Santo Domingo is a municipality and town in the Villa Clara Province of Cuba.

It was founded in 1819 and established as a municipality in 1879.

==Geography==
The town is divided into the wards (barrios) of Este (east) and Oeste (west). The municipality includes the villages of Álvarez, Amaro, Arenas, Baracaldo, Bermejal, Cascajal, Cayo Bejuco, Cerrito, George Washington, Jiquiabo, La Criolla, Las Casimbas, Manacas, Mordazo, Puerto Escondido, Río, Rodrigo, Sabino Hernández, San Bartolomé, San Juan de Amaro, San Marcos, Ulacia (Carlos Baliño), Ventiseis de Julio, Yabucito. Until the 1977 municipal reform, Santo Domingo included Jicotea too, nowadays part of Ranchuelo municipality.

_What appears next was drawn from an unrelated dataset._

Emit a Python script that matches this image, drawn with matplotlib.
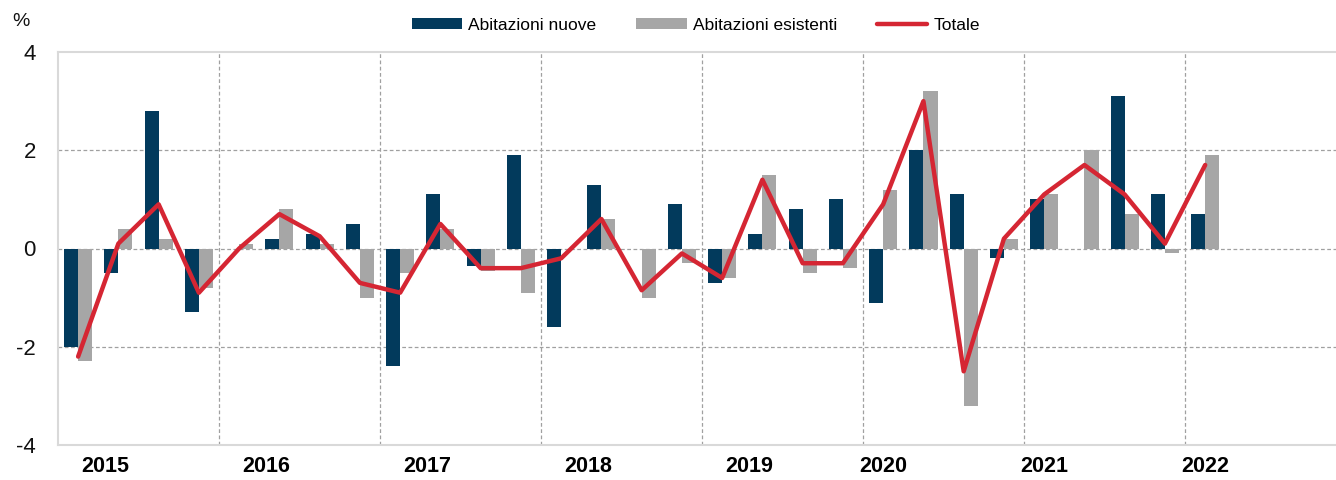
import numpy as np
import matplotlib
matplotlib.use("Agg")
import matplotlib.pyplot as plt

# Variazioni trimestrali dei prezzi delle abitazioni (%), 2015 T1 - 2022 T1
trimestri = ["2015T1", "2015T2", "2015T3", "2015T4",
             "2016T1", "2016T2", "2016T3", "2016T4",
             "2017T1", "2017T2", "2017T3", "2017T4",
             "2018T1", "2018T2", "2018T3", "2018T4",
             "2019T1", "2019T2", "2019T3", "2019T4",
             "2020T1", "2020T2", "2020T3", "2020T4",
             "2021T1", "2021T2", "2021T3", "2021T4",
             "2022T1"]
nuove = [-2.0, -0.5, 2.8, -1.3,
         0.0, 0.2, 0.3, 0.5,
         -2.4, 1.1, -0.35, 1.9,
         -1.6, 1.3, 0.0, 0.9,
         -0.7, 0.3, 0.8, 1.0,
         -1.1, 2.0, 1.1, -0.2,
         1.0, 0.0, 3.1, 1.1,
         0.7]
esistenti = [-2.3, 0.4, 0.2, -0.8,
             0.1, 0.8, 0.1, -1.0,
             -0.5, 0.4, -0.45, -0.9,
             0.0, 0.6, -1.0, -0.3,
             -0.6, 1.5, -0.5, -0.4,
             1.2, 3.2, -3.2, 0.2,
             1.1, 2.0, 0.7, -0.1,
             1.9]
totale = [-2.2, 0.1, 0.9, -0.9,
          0.0, 0.7, 0.25, -0.7,
          -0.9, 0.5, -0.4, -0.4,
          -0.2, 0.6, -0.85, -0.1,
          -0.6, 1.4, -0.3, -0.3,
          0.9, 3.0, -2.5, 0.2,
          1.1, 1.7, 1.1, 0.1,
          1.7]
anni = ["2015", "2016", "2017", "2018", "2019", "2020", "2021", "2022"]

plt.rcParams['font.family'] = ["Liberation Sans", "DejaVu Sans"]
plt.rcParams['axes.unicode_minus'] = False

blu = "#023a5c"
grigio = "#a6a6a6"
rosso = "#d52633"
bordo = "#d9d9d9"

x = np.arange(len(trimestri))
w = 0.35

fig = plt.figure(figsize=(13.36, 4.8), dpi=100)
ax = fig.add_axes([58/1336, 35/480, 1 - 58/1336, 393/480])

b1 = ax.bar(x - w/2, nuove, w, color=blu, label="Abitazioni nuove", zorder=3)
b2 = ax.bar(x + w/2, esistenti, w, color=grigio, label="Abitazioni esistenti", zorder=3)
l1, = ax.plot(x, totale, color=rosso, lw=3.2, label="Totale", zorder=4,
              solid_capstyle='round', solid_joinstyle='round')

ax.set_xlim(-0.5, 31.25)
ax.set_ylim(-4, 4)
ax.set_yticks([-4, -2, 0, 2, 4])
ax.tick_params(axis='y', length=0, pad=16, labelsize=16, labelcolor="#111111")

# etichette degli anni
pos_anni = [0.67, 4.67, 8.67, 12.67, 16.67, 20, 24, 28]
ax.set_xticks(pos_anni)
ax.set_xticklabels(anni, fontsize=15.5, fontweight='bold')
ax.tick_params(axis='x', length=0, pad=8)

# griglia tratteggiata
for yy in [-2, 0, 2]:
    ax.axhline(yy, color="#a0a0a0", lw=0.9, ls=(0, (3, 2)), zorder=1)
for k in range(7):
    ax.axvline(3.5 + 4*k, color="#a0a0a0", lw=0.9, ls=(0, (3, 2)), zorder=1)

for s in ["left", "top", "bottom"]:
    ax.spines[s].set_color(bordo)
    ax.spines[s].set_linewidth(1.5)
ax.spines["right"].set_visible(False)

fig.text(12/1336, 1 - 21/480, "%", fontsize=14, va='center', ha='left', color="#111111")

fig.legend([b1, b2, l1], ["Abitazioni nuove", "Abitazioni esistenti", "Totale"],
           loc='center', bbox_to_anchor=(696/1336, 1 - 25/480), ncol=3, frameon=False,
           fontsize=12.5, handlelength=2.9, handleheight=0.55, handletextpad=0.35,
           columnspacing=2.3)

fig.savefig("out.png", dpi=100)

The wards ("consejos populares" in spanish) of the municipality are Cascajal, Mordazo, Sabino Hernández, Manacas, Washington, La Palma y El Jardín (main town of Santo Domingo), 26 de Julio, Baliño, and Rodrigo-Amaro.

==Demographics==
In 2022, the municipality of Santo Domingo had a population of 46,984. With a total area of 883 km2, it has a population density of 53 /km2.